[Records with drawing code]
......
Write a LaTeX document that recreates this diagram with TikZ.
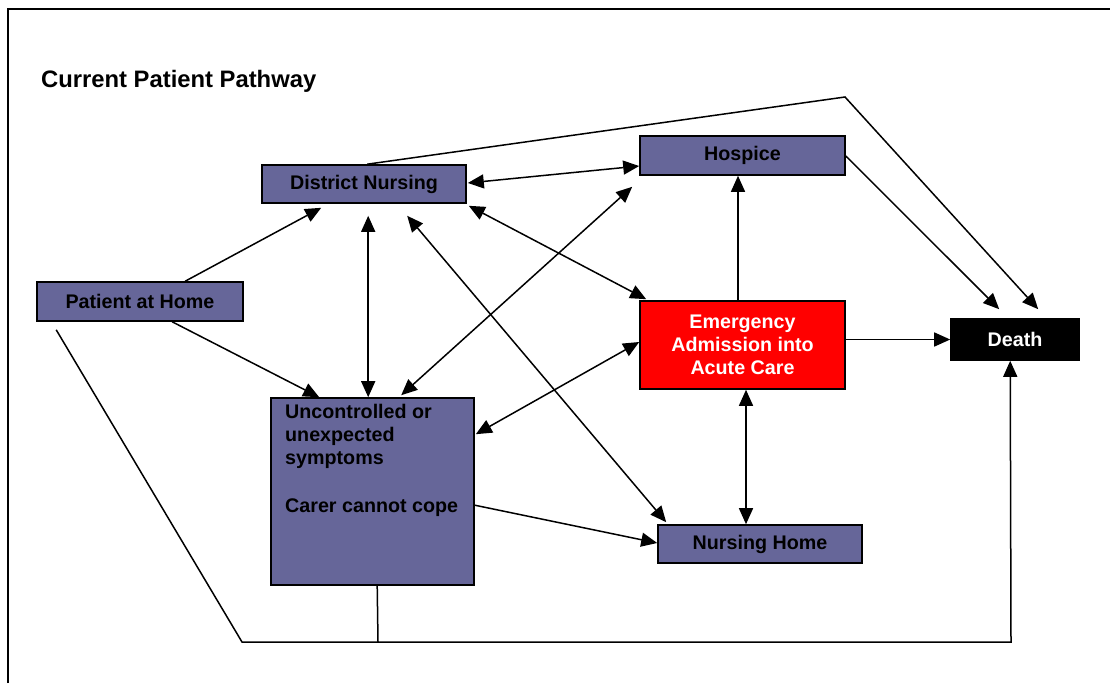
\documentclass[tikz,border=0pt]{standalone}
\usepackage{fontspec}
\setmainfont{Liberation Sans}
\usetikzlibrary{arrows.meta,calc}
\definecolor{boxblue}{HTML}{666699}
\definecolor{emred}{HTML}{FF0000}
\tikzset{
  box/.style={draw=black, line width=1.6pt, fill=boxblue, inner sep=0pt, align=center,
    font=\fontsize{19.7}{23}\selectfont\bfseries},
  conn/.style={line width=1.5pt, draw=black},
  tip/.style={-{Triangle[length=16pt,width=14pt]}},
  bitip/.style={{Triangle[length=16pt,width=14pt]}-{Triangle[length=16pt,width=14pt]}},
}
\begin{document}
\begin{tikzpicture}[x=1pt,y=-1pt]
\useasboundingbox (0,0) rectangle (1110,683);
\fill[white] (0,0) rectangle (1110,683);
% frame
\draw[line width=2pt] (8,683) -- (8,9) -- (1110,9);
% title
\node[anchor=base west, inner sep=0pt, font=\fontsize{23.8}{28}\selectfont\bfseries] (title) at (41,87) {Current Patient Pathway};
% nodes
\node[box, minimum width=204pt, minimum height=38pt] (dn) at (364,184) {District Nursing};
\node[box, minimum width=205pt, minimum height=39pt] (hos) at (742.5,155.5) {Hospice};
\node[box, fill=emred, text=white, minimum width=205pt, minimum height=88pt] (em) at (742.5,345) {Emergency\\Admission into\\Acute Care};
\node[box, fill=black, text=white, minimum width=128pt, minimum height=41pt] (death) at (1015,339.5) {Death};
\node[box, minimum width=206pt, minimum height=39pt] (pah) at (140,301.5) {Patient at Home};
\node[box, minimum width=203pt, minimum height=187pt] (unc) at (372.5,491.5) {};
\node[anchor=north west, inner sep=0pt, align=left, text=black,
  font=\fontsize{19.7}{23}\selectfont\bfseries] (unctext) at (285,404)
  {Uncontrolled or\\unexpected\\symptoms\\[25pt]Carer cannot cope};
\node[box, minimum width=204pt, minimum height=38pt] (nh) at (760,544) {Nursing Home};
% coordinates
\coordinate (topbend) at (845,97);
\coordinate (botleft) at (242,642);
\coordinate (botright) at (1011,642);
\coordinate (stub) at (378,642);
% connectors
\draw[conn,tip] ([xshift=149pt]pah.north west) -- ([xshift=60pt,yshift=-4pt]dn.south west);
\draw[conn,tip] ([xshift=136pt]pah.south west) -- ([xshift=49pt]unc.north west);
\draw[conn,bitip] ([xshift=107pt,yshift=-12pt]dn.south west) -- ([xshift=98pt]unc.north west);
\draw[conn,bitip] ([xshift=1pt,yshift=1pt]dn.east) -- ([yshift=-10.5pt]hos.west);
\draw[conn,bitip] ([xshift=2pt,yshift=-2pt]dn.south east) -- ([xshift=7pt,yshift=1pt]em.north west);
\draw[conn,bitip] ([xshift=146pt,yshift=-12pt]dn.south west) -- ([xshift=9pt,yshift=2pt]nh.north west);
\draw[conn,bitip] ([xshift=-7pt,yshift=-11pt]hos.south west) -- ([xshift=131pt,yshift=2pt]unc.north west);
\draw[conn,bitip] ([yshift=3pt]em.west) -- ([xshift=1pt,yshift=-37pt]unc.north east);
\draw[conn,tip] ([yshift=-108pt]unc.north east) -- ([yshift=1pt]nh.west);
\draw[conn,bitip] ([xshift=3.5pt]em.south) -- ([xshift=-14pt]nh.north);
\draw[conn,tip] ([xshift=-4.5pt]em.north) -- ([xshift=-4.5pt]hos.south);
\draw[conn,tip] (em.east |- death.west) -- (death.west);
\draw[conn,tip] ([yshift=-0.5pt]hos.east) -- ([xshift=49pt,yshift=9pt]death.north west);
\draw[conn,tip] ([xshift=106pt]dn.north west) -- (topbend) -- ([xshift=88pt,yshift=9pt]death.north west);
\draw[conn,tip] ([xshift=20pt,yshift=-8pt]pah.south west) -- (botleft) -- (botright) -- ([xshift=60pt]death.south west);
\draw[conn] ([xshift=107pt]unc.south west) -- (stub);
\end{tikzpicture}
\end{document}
......
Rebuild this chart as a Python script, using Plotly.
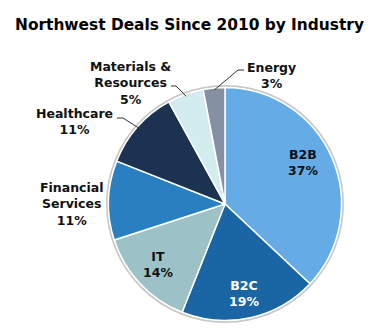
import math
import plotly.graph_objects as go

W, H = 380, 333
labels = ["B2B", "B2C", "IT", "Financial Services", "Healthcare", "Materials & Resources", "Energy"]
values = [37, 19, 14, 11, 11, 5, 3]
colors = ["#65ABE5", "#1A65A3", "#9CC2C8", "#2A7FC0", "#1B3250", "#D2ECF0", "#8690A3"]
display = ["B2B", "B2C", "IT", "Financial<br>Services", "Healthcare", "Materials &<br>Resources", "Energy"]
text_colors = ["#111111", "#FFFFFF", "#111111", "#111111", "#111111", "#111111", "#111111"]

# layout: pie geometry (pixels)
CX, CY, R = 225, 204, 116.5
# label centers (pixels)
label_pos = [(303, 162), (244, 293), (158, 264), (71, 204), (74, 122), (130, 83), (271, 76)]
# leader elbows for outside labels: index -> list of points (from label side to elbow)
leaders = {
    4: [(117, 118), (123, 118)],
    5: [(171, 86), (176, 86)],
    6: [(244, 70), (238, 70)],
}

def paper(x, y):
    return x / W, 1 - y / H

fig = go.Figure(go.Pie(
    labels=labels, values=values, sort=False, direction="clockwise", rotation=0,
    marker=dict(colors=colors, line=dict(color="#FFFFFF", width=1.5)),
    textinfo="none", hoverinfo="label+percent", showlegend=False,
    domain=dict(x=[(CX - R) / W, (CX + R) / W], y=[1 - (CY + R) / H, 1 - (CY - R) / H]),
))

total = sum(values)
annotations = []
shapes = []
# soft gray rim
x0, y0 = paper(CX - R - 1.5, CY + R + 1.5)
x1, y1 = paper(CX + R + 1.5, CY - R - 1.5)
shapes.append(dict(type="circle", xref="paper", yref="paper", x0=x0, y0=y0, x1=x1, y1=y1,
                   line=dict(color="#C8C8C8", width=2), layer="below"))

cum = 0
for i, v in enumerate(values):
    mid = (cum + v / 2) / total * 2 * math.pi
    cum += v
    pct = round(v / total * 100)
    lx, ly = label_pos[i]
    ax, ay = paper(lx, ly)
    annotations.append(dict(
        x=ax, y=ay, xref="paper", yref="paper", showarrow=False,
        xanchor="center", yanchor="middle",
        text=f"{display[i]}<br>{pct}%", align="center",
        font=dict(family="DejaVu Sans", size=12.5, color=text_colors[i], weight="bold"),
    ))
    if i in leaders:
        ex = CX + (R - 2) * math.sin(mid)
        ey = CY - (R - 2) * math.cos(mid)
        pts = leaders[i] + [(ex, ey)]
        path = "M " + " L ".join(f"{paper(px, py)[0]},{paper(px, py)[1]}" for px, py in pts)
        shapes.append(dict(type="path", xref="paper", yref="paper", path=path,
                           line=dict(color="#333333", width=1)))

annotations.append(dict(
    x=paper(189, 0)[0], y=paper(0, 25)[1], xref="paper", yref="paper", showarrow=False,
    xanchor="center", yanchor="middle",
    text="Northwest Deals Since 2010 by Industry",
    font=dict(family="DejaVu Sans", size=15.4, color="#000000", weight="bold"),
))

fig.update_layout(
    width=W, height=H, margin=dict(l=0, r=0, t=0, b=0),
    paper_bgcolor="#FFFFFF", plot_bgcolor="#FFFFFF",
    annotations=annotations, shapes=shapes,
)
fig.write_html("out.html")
......
--- Stated problem ---
Count the lines in the records above that contain the word "this", and reply with only that number.

--- Task output ---
2